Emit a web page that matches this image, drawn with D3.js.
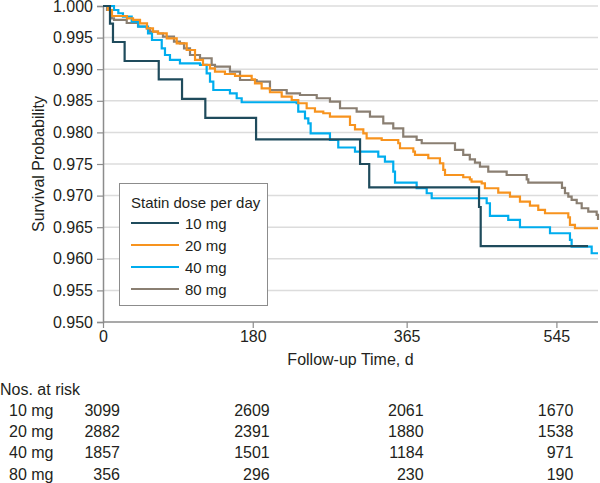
<!DOCTYPE html>
<html><head><meta charset="utf-8">
<script src="https://cdn.jsdelivr.net/npm/d3@7"></script>
<style>
body{margin:0;background:#fff;}
text{font-family:"Liberation Sans",Arial,sans-serif;fill:#231f20;}
</style></head>
<body><svg id="c" width="600" height="483"></svg>
<script>
const doses = ["10 mg", "20 mg", "40 mg", "80 mg"];
const colors = ["#1f4b5c", "#f7931e", "#00adee", "#8a7f72"];
const xTicks = [0, 180, 365, 545];
const yTicks = [0.950, 0.955, 0.960, 0.965, 0.970, 0.975, 0.980, 0.985, 0.990, 0.995, 1.000];

const t10 = [0, 8.4, 12, 26, 67, 95, 123, 184, 309, 320, 452, 454, 583];
const s10 = [1, 0.9972, 0.9943, 0.9913, 0.9884, 0.9853, 0.9823, 0.9789, 0.9750, 0.9713, 0.9682, 0.9620, 0.9620];

const t20 = [0, 6, 10.8, 28.8, 36.1, 44.5, 52.9, 60.1, 66.1, 76.6, 88.6, 100.6, 110.6, 120.2, 128.6, 134.6, 146.6, 158.7, 178.7, 182.7, 190.7, 200.7, 214.8, 226.8, 234.7, 244.8, 254.8, 264.8, 272.8, 296.9, 302.9, 312.9, 316.9, 335, 354.9, 357, 373, 375, 391, 405, 409, 411.1, 433, 441, 443, 455.2, 459.1, 475.1, 489.2, 501.2, 513.2, 523.2, 531.3, 559.3, 561.3, 567.3, 595];
const s20 = [1, 0.99937, 0.99842, 0.99805, 0.99779, 0.99726, 0.99647, 0.99593, 0.99568, 0.99489, 0.99410, 0.99304, 0.99146, 0.99067, 0.99014, 0.98961, 0.98924, 0.98893, 0.98840, 0.98777, 0.98698, 0.98635, 0.98565, 0.98513, 0.98461, 0.98382, 0.98328, 0.98303, 0.98249, 0.98117, 0.98049, 0.97986, 0.97907, 0.97880, 0.97828, 0.97749, 0.97695, 0.97643, 0.97591, 0.97512, 0.97406, 0.97326, 0.97290, 0.97258, 0.97220, 0.97195, 0.97116, 0.97046, 0.96983, 0.96904, 0.96841, 0.96773, 0.96721, 0.96657, 0.96536, 0.96483, 0.96483];

const t40 = [0, 13.2, 18.4, 24, 34.5, 42.4, 54.1, 58.9, 70.6, 74.5, 80.5, 92.5, 116.6, 124.6, 128.6, 132.6, 152.6, 160.7, 166.7, 232.8, 234.7, 242.8, 246.8, 249.6, 272.8, 282.8, 302.9, 330.9, 338.9, 348.9, 351, 377, 389.1, 395.1, 461.2, 465.1, 487.1, 501.2, 537.3, 561.3, 563.3, 587.4, 595];
const s40 = [1, 0.99937, 0.99885, 0.99831, 0.99752, 0.99673, 0.99568, 0.99462, 0.99331, 0.99225, 0.99146, 0.99093, 0.99067, 0.98935, 0.98802, 0.98671, 0.98619, 0.98540, 0.98477, 0.98461, 0.98328, 0.98223, 0.98144, 0.97986, 0.97880, 0.97761, 0.97695, 0.97616, 0.97537, 0.97379, 0.97205, 0.97116, 0.97037, 0.96958, 0.96879, 0.96678, 0.96615, 0.96499, 0.96404, 0.96298, 0.96192, 0.96088, 0.96088];

const t80 = [0, 4.8, 10.5, 13.2, 28.5, 42.1, 52.5, 56.5, 66.1, 72.1, 85.3, 92.5, 97.4, 104.6, 116.6, 130.6, 134.6, 152.6, 164.7, 184.7, 200.7, 220.8, 236.8, 256.9, 272.8, 284.9, 304.9, 320.9, 336.9, 348.9, 360.9, 377, 383.1, 423.1, 433, 440.9, 447.1, 453.1, 463.1, 485.2, 509.3, 511.2, 551.7, 555.3, 559.3, 563.3, 569.4, 575.4, 583.3, 593.4, 595];
const s80 = [1, 0.99937, 0.99805, 0.99779, 0.99731, 0.99676, 0.99647, 0.99593, 0.99565, 0.99514, 0.99435, 0.99410, 0.99331, 0.99225, 0.99173, 0.99067, 0.99040, 0.98961, 0.98829, 0.98802, 0.98671, 0.98619, 0.98592, 0.98540, 0.98486, 0.98382, 0.98328, 0.98249, 0.98144, 0.98065, 0.97932, 0.97880, 0.97828, 0.97722, 0.97643, 0.97574, 0.97521, 0.97458, 0.97379, 0.97326, 0.97258, 0.97205, 0.97123, 0.97037, 0.96983, 0.96931, 0.96879, 0.96800, 0.96746, 0.96694, 0.96614];

const risk10 = [3099, 2609, 2061, 1670];
const risk20 = [2882, 2391, 1880, 1538];
const risk40 = [1857, 1501, 1184, 971];
const risk80 = [356, 296, 230, 190];

const times = [t10, t20, t40, t80];
const surv = [s10, s20, s40, s80];
const risks = [risk10, risk20, risk40, risk80];

const svg = d3.select("#c");
const x = d3.scaleLinear().domain([0, 595]).range([103, 598]);
const y = d3.scaleLinear().domain([0.95, 1.0]).range([322, 6]);

// gridlines
svg.append("g").selectAll("line").data(yTicks.filter(v => v > 0.95)).join("line")
  .attr("x1", x(0)).attr("x2", 598).attr("y1", d => y(d)).attr("y2", d => y(d))
  .attr("stroke", "#dcdcdc").attr("stroke-width", 1.5);

// y axis
const ya = svg.append("g").attr("transform", `translate(${x(0)},0)`)
  .call(d3.axisLeft(y).tickValues(yTicks).tickFormat(d3.format(".3f")).tickSize(6).tickPadding(4));
ya.select(".domain").attr("stroke", "#8c8c8c").attr("stroke-width", 1.5);
ya.selectAll(".tick line").attr("stroke", "#8c8c8c").attr("stroke-width", 1.2);
ya.selectAll(".tick text").attr("font-size", 16).attr("font-family", "Liberation Sans").attr("fill", "#231f20");

// x axis
const xa = svg.append("g").attr("transform", `translate(0,${y(0.95)})`)
  .call(d3.axisBottom(x).tickValues(xTicks).tickFormat(d3.format("d")).tickSize(6).tickPadding(3));
xa.select(".domain").attr("stroke", "#8c8c8c").attr("stroke-width", 1.5).attr("d", `M${x(0)},0H598`);
xa.selectAll(".tick line").attr("stroke", "#8c8c8c").attr("stroke-width", 1.2);
xa.selectAll(".tick text").attr("font-size", 16).attr("font-family", "Liberation Sans").attr("fill", "#231f20");

// curves
const line = d3.line().curve(d3.curveStepAfter).x(d => x(d[0])).y(d => y(d[1]));
const order = [3, 2, 1, 0];
order.forEach(i => {
  const pts = times[i].map((t, j) => [t, surv[i][j]]);
  svg.append("path").datum(pts).attr("d", line)
    .attr("fill", "none").attr("stroke", colors[i]).attr("stroke-width", 2.2);
});

// axis titles
svg.append("text").attr("transform", `translate(38,${(y(0.95) + y(1)) / 2}) rotate(-90)`)
  .attr("text-anchor", "middle").attr("dominant-baseline", "central").attr("font-size", 16)
  .text("Survival Probability");
svg.append("text").attr("x", (x(0) + 598) / 2).attr("y", 359)
  .attr("text-anchor", "middle").attr("dominant-baseline", "central").attr("font-size", 16)
  .text("Follow-up Time, d");

// legend
const lg = svg.append("g");
lg.append("rect").attr("x", 119.5).attr("y", 183.5).attr("width", 148).attr("height", 122)
  .attr("fill", "#fff").attr("stroke", "#8c8c8c").attr("stroke-width", 1);
lg.append("text").attr("x", 131).attr("y", 202).attr("dominant-baseline", "central")
  .attr("font-size", 15).text("Statin dose per day");
doses.forEach((d, i) => {
  const yy = 223 + i * 22;
  lg.append("line").attr("x1", 131).attr("x2", 179).attr("y1", yy).attr("y2", yy)
    .attr("stroke", colors[i]).attr("stroke-width", 2.2);
  lg.append("text").attr("x", 185).attr("y", yy).attr("dominant-baseline", "central")
    .attr("font-size", 15).text(d);
});

// risk table
svg.append("text").attr("x", 0).attr("y", 394.5)
  .attr("font-size", 16).text("Nos. at risk");
doses.forEach((d, i) => {
  const yy = 416 + i * 21.2;
  svg.append("text").attr("x", 9).attr("y", yy)
    .attr("font-size", 16).text(d);
  svg.append("g").selectAll("text").data(risks[i]).join("text")
    .attr("x", (v, j) => x(xTicks[j]) + 17).attr("y", yy)
    .attr("text-anchor", "end")
    .attr("font-size", 16).text(v => v);
});
</script></body></html>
= = =
Exercise description
Starting at the top of the listing above, please restate word for word each line up to and including the one that holds "0.9682, 0.9620, 0.9620];", omitting every image.

Solution to the problem
Emit a web page that matches this image, drawn with D3.js.
<!DOCTYPE html>
<html><head><meta charset="utf-8">
<script src="https://cdn.jsdelivr.net/npm/d3@7"></script>
<style>
body{margin:0;background:#fff;}
text{font-family:"Liberation Sans",Arial,sans-serif;fill:#231f20;}
</style></head>
<body><svg id="c" width="600" height="483"></svg>
<script>
const doses = ["10 mg", "20 mg", "40 mg", "80 mg"];
const colors = ["#1f4b5c", "#f7931e", "#00adee", "#8a7f72"];
const xTicks = [0, 180, 365, 545];
const yTicks = [0.950, 0.955, 0.960, 0.965, 0.970, 0.975, 0.980, 0.985, 0.990, 0.995, 1.000];

const t10 = [0, 8.4, 12, 26, 67, 95, 123, 184, 309, 320, 452, 454, 583];
const s10 = [1, 0.9972, 0.9943, 0.9913, 0.9884, 0.9853, 0.9823, 0.9789, 0.9750, 0.9713, 0.9682, 0.9620, 0.9620];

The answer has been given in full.